-- begin --
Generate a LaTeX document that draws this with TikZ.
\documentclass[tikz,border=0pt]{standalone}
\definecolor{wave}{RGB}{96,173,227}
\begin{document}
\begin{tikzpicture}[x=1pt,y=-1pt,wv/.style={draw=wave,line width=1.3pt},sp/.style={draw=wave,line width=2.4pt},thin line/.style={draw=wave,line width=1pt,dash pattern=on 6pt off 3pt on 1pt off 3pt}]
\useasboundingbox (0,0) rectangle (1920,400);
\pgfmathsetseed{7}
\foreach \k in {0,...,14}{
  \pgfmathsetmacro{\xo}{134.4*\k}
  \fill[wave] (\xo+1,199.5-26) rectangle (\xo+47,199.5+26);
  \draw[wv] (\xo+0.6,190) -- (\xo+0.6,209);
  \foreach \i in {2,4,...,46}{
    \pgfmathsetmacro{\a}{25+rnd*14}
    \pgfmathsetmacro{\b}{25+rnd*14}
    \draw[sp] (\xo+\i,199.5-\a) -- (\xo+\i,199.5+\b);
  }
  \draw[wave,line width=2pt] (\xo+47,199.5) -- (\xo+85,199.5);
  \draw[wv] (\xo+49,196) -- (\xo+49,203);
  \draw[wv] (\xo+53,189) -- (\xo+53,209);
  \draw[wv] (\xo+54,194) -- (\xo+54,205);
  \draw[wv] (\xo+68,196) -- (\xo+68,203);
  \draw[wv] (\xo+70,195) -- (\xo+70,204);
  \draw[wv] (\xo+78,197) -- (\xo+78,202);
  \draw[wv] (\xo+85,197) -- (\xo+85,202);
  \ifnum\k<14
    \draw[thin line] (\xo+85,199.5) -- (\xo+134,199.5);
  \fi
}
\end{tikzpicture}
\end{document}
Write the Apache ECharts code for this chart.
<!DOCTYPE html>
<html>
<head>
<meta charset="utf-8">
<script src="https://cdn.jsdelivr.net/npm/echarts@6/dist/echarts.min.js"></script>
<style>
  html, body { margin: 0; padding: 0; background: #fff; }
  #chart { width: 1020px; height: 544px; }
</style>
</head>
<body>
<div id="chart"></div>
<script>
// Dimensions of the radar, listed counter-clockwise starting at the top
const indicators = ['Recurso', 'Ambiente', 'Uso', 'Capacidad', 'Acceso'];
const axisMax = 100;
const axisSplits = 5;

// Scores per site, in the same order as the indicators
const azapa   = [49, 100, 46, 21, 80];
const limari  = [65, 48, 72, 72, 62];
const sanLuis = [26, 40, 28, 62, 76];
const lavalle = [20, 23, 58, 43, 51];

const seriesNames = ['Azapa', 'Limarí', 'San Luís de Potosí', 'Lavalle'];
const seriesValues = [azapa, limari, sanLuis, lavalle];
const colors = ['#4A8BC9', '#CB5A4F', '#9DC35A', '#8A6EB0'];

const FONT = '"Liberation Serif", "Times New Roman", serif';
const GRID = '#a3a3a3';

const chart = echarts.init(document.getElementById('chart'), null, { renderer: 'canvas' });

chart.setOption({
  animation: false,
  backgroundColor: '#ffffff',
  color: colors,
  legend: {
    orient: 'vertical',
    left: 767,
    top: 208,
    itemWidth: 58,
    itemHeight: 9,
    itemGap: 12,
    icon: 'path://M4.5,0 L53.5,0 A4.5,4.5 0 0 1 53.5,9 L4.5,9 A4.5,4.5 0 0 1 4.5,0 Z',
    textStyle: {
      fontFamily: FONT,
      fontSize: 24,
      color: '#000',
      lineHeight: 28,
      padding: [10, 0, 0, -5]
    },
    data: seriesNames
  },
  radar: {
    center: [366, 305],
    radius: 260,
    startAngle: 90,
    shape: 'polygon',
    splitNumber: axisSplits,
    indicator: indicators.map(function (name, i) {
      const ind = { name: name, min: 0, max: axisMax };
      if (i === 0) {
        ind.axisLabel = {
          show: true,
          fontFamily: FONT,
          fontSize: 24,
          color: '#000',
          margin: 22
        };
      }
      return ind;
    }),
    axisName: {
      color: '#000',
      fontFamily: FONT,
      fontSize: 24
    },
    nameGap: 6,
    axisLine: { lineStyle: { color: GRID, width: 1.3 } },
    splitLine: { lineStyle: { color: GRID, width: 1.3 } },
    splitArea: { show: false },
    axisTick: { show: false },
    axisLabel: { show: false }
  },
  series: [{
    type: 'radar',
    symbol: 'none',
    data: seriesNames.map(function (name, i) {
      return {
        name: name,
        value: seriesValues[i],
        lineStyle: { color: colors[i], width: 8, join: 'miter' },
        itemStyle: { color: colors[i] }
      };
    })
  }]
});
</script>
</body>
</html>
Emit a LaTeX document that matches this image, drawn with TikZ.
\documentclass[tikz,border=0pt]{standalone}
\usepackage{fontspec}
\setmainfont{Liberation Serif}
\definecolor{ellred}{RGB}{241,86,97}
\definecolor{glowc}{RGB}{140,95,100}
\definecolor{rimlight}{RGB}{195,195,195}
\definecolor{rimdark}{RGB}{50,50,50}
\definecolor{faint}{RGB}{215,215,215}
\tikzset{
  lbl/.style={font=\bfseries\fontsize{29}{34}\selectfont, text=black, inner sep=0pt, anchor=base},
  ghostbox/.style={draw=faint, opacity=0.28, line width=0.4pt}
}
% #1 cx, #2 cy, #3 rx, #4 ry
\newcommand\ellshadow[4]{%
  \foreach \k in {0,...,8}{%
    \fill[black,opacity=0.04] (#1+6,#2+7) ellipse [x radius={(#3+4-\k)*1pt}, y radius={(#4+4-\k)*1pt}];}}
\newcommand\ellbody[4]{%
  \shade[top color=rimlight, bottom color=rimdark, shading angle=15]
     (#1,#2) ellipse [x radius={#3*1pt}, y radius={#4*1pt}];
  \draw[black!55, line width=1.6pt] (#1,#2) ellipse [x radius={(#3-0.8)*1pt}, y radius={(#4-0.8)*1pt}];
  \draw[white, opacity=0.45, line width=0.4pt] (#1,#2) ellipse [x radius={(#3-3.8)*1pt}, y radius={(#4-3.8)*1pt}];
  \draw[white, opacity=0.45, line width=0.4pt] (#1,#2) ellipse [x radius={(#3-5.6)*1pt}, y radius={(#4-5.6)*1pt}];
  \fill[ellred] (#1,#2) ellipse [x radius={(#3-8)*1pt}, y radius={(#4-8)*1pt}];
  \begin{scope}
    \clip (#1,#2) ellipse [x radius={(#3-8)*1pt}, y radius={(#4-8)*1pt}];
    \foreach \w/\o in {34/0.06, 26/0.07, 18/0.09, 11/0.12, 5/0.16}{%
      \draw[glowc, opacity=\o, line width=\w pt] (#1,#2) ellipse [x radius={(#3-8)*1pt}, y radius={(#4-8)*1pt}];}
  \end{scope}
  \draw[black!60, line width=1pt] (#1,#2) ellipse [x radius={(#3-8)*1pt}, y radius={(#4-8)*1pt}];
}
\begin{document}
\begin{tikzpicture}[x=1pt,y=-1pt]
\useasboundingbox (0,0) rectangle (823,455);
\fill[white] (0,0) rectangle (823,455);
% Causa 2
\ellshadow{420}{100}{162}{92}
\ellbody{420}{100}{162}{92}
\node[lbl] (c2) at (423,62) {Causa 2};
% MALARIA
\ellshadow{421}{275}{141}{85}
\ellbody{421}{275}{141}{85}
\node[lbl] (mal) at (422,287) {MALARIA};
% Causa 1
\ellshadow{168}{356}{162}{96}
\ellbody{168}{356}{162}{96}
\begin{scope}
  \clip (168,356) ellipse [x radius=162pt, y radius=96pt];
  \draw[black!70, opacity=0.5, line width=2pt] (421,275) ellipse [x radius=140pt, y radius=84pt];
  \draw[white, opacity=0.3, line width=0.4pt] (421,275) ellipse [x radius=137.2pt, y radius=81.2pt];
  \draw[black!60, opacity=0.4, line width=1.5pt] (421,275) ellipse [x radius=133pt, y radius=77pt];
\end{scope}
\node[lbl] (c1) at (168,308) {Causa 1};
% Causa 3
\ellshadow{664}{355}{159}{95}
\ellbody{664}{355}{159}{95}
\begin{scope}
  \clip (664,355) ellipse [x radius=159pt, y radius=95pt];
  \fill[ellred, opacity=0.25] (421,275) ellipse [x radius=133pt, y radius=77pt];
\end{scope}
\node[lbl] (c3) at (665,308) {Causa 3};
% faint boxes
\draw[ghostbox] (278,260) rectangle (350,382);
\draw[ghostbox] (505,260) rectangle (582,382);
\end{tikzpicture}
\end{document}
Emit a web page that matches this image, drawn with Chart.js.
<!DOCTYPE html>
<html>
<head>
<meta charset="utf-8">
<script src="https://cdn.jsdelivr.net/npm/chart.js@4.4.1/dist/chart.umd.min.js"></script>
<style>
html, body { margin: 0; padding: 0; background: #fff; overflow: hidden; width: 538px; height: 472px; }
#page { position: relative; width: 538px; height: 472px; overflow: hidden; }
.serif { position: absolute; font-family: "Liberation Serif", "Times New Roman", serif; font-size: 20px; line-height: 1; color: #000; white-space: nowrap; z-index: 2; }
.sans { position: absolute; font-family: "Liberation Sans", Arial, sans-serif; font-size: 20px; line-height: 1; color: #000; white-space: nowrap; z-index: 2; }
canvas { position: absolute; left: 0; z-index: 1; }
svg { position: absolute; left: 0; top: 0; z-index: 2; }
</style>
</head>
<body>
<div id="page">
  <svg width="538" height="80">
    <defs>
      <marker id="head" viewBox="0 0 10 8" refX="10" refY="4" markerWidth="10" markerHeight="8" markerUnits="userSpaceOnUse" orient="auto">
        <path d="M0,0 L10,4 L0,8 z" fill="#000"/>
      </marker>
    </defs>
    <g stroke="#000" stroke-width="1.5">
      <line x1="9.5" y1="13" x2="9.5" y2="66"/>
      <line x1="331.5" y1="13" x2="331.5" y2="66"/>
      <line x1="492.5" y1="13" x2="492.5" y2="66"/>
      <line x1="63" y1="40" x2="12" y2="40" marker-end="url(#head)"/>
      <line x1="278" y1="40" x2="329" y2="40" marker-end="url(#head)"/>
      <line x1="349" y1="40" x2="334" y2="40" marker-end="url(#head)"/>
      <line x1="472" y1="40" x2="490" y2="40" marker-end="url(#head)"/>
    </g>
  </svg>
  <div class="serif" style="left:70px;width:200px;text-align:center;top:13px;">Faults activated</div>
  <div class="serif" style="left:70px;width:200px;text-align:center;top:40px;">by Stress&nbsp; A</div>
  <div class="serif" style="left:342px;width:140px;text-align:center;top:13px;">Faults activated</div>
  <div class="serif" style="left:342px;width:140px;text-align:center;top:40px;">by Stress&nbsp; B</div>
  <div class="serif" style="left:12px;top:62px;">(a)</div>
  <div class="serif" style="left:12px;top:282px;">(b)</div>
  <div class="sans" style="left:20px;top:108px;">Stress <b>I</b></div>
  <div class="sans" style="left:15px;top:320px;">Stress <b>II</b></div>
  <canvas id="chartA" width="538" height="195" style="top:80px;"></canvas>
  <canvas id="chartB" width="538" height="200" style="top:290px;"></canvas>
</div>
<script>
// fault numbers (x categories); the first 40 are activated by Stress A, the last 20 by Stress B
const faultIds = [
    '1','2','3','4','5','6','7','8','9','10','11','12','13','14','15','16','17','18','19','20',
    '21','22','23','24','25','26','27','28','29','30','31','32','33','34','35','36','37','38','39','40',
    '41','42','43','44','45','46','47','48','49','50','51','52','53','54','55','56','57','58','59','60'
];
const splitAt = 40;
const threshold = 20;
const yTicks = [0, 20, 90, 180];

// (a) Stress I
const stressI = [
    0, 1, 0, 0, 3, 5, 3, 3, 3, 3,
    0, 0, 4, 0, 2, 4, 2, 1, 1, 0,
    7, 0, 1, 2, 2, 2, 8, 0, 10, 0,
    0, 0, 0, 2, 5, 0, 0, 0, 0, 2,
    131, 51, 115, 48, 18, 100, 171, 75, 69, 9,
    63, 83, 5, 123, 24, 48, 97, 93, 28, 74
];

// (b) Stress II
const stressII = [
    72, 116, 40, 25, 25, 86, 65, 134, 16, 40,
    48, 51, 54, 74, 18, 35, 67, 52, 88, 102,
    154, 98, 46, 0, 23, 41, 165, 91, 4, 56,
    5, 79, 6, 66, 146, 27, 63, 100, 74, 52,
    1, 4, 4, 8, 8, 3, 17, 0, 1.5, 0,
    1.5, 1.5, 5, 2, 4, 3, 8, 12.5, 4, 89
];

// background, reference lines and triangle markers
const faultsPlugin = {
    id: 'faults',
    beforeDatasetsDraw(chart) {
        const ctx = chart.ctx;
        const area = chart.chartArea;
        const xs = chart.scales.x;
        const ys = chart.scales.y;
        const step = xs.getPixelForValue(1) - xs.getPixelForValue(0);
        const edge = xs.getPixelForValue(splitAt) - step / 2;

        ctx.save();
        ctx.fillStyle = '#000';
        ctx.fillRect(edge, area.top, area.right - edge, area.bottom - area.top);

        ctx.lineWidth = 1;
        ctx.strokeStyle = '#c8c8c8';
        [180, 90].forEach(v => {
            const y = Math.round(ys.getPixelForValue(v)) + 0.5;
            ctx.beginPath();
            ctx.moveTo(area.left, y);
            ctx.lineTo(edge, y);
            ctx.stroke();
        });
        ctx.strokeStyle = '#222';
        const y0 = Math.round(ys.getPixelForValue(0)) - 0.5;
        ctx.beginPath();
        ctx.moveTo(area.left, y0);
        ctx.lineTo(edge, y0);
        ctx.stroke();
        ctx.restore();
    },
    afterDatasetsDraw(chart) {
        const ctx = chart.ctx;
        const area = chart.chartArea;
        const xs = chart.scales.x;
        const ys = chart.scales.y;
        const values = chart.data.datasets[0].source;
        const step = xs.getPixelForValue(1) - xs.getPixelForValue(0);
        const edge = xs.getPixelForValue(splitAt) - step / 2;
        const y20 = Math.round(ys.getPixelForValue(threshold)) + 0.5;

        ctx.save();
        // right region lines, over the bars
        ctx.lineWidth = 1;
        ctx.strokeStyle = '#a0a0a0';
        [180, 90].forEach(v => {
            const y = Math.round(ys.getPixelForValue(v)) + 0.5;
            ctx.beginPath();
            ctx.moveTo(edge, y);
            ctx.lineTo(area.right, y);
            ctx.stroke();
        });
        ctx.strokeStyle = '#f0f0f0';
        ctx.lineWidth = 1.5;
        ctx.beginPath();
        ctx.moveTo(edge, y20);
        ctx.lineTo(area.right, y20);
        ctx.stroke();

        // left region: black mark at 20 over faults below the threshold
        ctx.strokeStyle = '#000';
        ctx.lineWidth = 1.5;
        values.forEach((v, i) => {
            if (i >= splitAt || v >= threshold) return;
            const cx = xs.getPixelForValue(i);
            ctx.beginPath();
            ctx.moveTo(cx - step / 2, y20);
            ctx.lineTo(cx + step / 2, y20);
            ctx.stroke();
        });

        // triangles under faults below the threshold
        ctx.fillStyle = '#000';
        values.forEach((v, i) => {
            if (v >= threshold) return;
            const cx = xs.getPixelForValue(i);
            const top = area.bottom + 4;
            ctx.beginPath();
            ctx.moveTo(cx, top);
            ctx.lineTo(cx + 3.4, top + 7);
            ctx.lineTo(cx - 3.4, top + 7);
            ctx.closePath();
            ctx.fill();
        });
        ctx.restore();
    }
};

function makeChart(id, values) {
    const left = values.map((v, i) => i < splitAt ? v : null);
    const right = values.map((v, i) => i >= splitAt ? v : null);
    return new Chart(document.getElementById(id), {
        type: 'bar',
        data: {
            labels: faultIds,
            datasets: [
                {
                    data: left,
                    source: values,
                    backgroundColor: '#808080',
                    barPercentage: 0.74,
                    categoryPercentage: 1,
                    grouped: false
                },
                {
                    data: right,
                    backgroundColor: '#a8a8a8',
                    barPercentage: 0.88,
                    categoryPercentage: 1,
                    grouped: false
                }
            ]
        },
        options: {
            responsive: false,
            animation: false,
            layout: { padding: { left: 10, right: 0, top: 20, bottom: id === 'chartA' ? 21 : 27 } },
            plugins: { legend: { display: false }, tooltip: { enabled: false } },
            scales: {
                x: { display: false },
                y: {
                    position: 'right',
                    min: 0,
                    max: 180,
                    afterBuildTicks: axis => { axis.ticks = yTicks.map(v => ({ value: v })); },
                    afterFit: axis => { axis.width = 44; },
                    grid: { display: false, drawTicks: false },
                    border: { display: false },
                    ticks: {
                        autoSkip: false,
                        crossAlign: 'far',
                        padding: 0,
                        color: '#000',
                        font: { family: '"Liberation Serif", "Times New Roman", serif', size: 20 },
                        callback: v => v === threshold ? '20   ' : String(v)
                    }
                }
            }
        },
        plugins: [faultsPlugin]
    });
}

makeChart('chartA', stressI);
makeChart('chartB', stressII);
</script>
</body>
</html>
-- end --
**WHAT NEEDS TO BE DONE**
Using the listing above, return all lines where the word "page" occurs.

**THE ANSWER**
Emit a web page that matches this image, drawn with Chart.js.
#page { position: relative; width: 538px; height: 472px; overflow: hidden; }
<div id="page">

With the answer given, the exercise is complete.